Le Conseil d'éthique de l'industrie québécoise des boissons alcooliques a reçu plusieurs plaintes concernant les deux campagnes. Mais le président, Claude Béland, ne pouvait pas s'entretenir avec La Presse, car le tout est à l'étude.

Labatt, dont relève Budweiser, n'a pas été en mesure de répondre à nos questions, parce que la responsable des relations avec les médias est en vacances. Jennifer Damiani, du service des communications, a toutefois indiqué qu'elle n'avait reçu aucun avis du conseil pour l'instant. Labatt respecte le code d'éthique des associations canadienne et québécoise des brasseurs, assure-t-elle, de même que les normes canadiennes de publicité.

«Tous nos messages sont conçus selon les règles», dit aussi Douglas Chow, conseiller principal aux relations publiques de Molson Coors.

Il n'en demeure pas moins que, au cours des deux premières années d'activité du conseil d'éthique, la plupart des plaintes visaient les publicités de Molson Coors et de Labatt Budweiser, le plus souvent pour leur caractère sexiste. En 2008, Molson a récolté 151 des 221 plaintes pour son «calendrier des plus belles filles de l'Est du Québec», qui a été retiré après une dizaine de jours de controverse en juillet 2008.

Les deux brasseurs ne font pas partie du Conseil d'éthique de l'industrie québécoise des boissons alcooliques, auquel l'adhésion est volontaire et dont les décisions ne vont pas plus loin que l'avis. «Nous estimons que la réglementation actuelle est efficace et suffisante», dit Douglas Chow.

Les Normes canadiennes de la publicité (NCP) voient aussi leur téléphone sonner souvent à cause des publicités des deux grands brasseurs. «La plupart du temps, les plaintes que nous recevons au sujet des annonceurs de bière concernent l'image de la femme», souligne la directrice des communications, Danielle Lefrançois.

Plus ça change, plus c'est pareil

Bien qu'elles suscitent des plaintes, les pubs comme celle du camp Bud reviennent année après année.
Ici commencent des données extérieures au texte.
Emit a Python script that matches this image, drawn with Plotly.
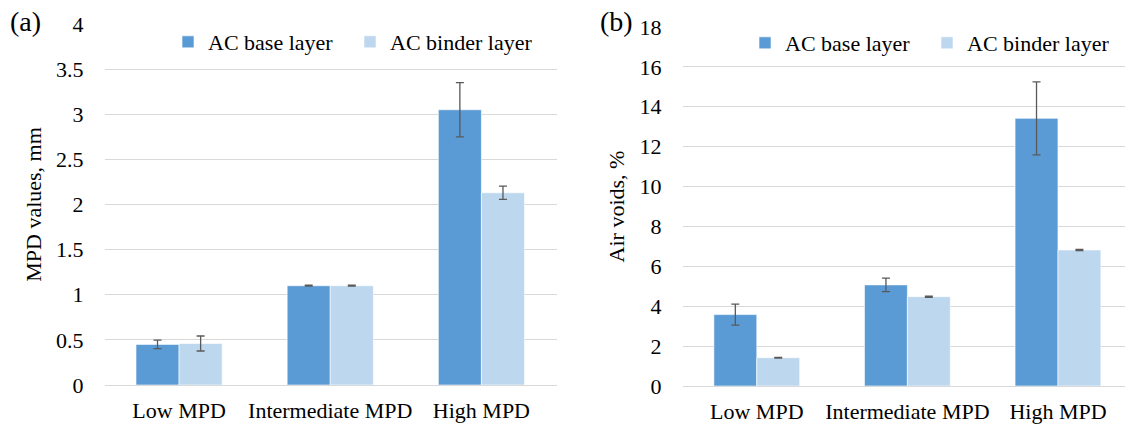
import plotly.graph_objects as go

categories = ["Low MPD", "Intermediate MPD", "High MPD"]
series_names = ["AC base layer", "AC binder layer"]

mpd_base = [0.45, 1.10, 3.05]
mpd_base_err = [0.047, 0.005, 0.30]
mpd_binder = [0.46, 1.10, 2.13]
mpd_binder_err = [0.083, 0.005, 0.074]

av_base = [3.58, 5.07, 13.42]
av_base_err = [0.53, 0.34, 1.83]
av_binder = [1.42, 4.48, 6.82]
av_binder_err = [0.02, 0.03, 0.03]

left_ticks = [0, 0.5, 1, 1.5, 2, 2.5, 3, 3.5, 4]
right_ticks = [0, 2, 4, 6, 8, 10, 12, 14, 16, 18]

C_BASE = "#5B9BD5"
C_BINDER = "#BDD7EE"
EB = "#595959"
GRID = "#D9D9D9"
FONT = "Liberation Serif, Times New Roman, serif"
FS = 22

W, H = 1125, 426

fig = go.Figure()

def add_bar(x, y, err, name, color, xa, ya, legend, show):
    fig.add_trace(go.Bar(
        x=x, y=y, name=name, xaxis=xa, yaxis=ya, legend=legend,
        showlegend=show,
        marker=dict(color=color, line=dict(color="rgba(255,255,255,0.6)", width=1)),
        error_y=dict(type="data", array=err, visible=True, color=EB, thickness=1.3, width=4),
    ))

add_bar(categories, mpd_base, mpd_base_err, series_names[0], C_BASE, "x", "y", "legend", True)
add_bar(categories, mpd_binder, mpd_binder_err, series_names[1], C_BINDER, "x", "y", "legend", True)
add_bar(categories, av_base, av_base_err, series_names[0], C_BASE, "x2", "y2", "legend2", True)
add_bar(categories, av_binder, av_binder_err, series_names[1], C_BINDER, "x2", "y2", "legend2", True)

def px_x(p):
    return p / W

def px_y(p):
    return 1 - p / H

xcommon = dict(type="category", showgrid=False, showline=True, linecolor=GRID, linewidth=1,
               ticks="outside", ticklen=6, tickcolor="rgba(0,0,0,0)",
               tickfont=dict(family=FONT, size=FS, color="black"), automargin=False)
ycommon = dict(showgrid=True, gridcolor=GRID, gridwidth=1, zeroline=False, showline=False,
               ticks="outside", ticklen=16, tickcolor="rgba(0,0,0,0)",
               tickfont=dict(family=FONT, size=FS, color="black"), automargin=False)

fig.update_layout(
    width=W, height=H,
    margin=dict(l=0, r=0, t=0, b=0),
    paper_bgcolor="white", plot_bgcolor="white",
    barmode="group", bargap=0.43, bargroupgap=0,
    font=dict(family=FONT, size=FS, color="black"),
    xaxis=dict(domain=[px_x(105), px_x(557)], range=[-0.49, 2.5], anchor="y", **xcommon),
    yaxis=dict(domain=[px_y(385), px_y(24)], range=[0, 4], tickvals=left_ticks,
               ticktext=[f"{v:g}" for v in left_ticks], anchor="x",
               title=dict(text="MPD values, mm", font=dict(family=FONT, size=FS), standoff=8),
               **ycommon),
    xaxis2=dict(domain=[px_x(683), px_x(1125)], range=[-0.49, 2.445], anchor="y2", **xcommon),
    yaxis2=dict(domain=[px_y(386), px_y(27)], range=[0, 18], tickvals=right_ticks, anchor="x2",
                title=dict(text="Air voids, %", font=dict(family=FONT, size=FS), standoff=8),
                **ycommon),
    legend=dict(orientation="h", x=px_x(168), y=px_y(42), xanchor="left", yanchor="middle",
                font=dict(family=FONT, size=FS), bgcolor="rgba(0,0,0,0)", itemwidth=30,
                entrywidth=137, entrywidthmode="pixels", traceorder="normal"),
    legend2=dict(orientation="h", x=px_x(745), y=px_y(43), xanchor="left", yanchor="middle",
                 font=dict(family=FONT, size=FS), bgcolor="rgba(0,0,0,0)", itemwidth=30,
                 entrywidth=137, entrywidthmode="pixels", traceorder="normal"),
    annotations=[
        dict(text="(a)", x=px_x(8), y=px_y(22), xref="paper", yref="paper", xanchor="left",
             yanchor="middle", showarrow=False, font=dict(family=FONT, size=28)),
        dict(text="(b)", x=px_x(598), y=px_y(22), xref="paper", yref="paper", xanchor="left",
             yanchor="middle", showarrow=False, font=dict(family=FONT, size=28)),
    ],
)

fig.write_html("out.html", config={"displayModeBar": False},
               post_script="document.body.style.margin='0';document.body.style.padding='0';")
Selon Josée Quenneville, de la Meute-MédiAction, les organismes qui établissent les normes de publicité n'ont aucun pouvoir, car les brasseurs sont seulement invités à adopter leur code d'éthique. «C'est de l'autorégulation. C'est ça, le problème.»

Et les plaintes? «Ces publicités sont très remarquées, donc le risque n'est pas énorme, dit la publicitaire Anne Darche. On fesse fort pour le segment qu'on vise, quitte à éclabousser. Et regardez, on est en train d'en parler!»

«Le sexe vend, renchérit Denyse Côté, professeure au département de travail social de l'Université du Québec en Outaouais. Ça pogne et ça fait vendre de la bière.»

Personne de la Fédération des femmes du Québec ni de la Coalition nationale contre les publicités sexistes n'était en mesure de commenter.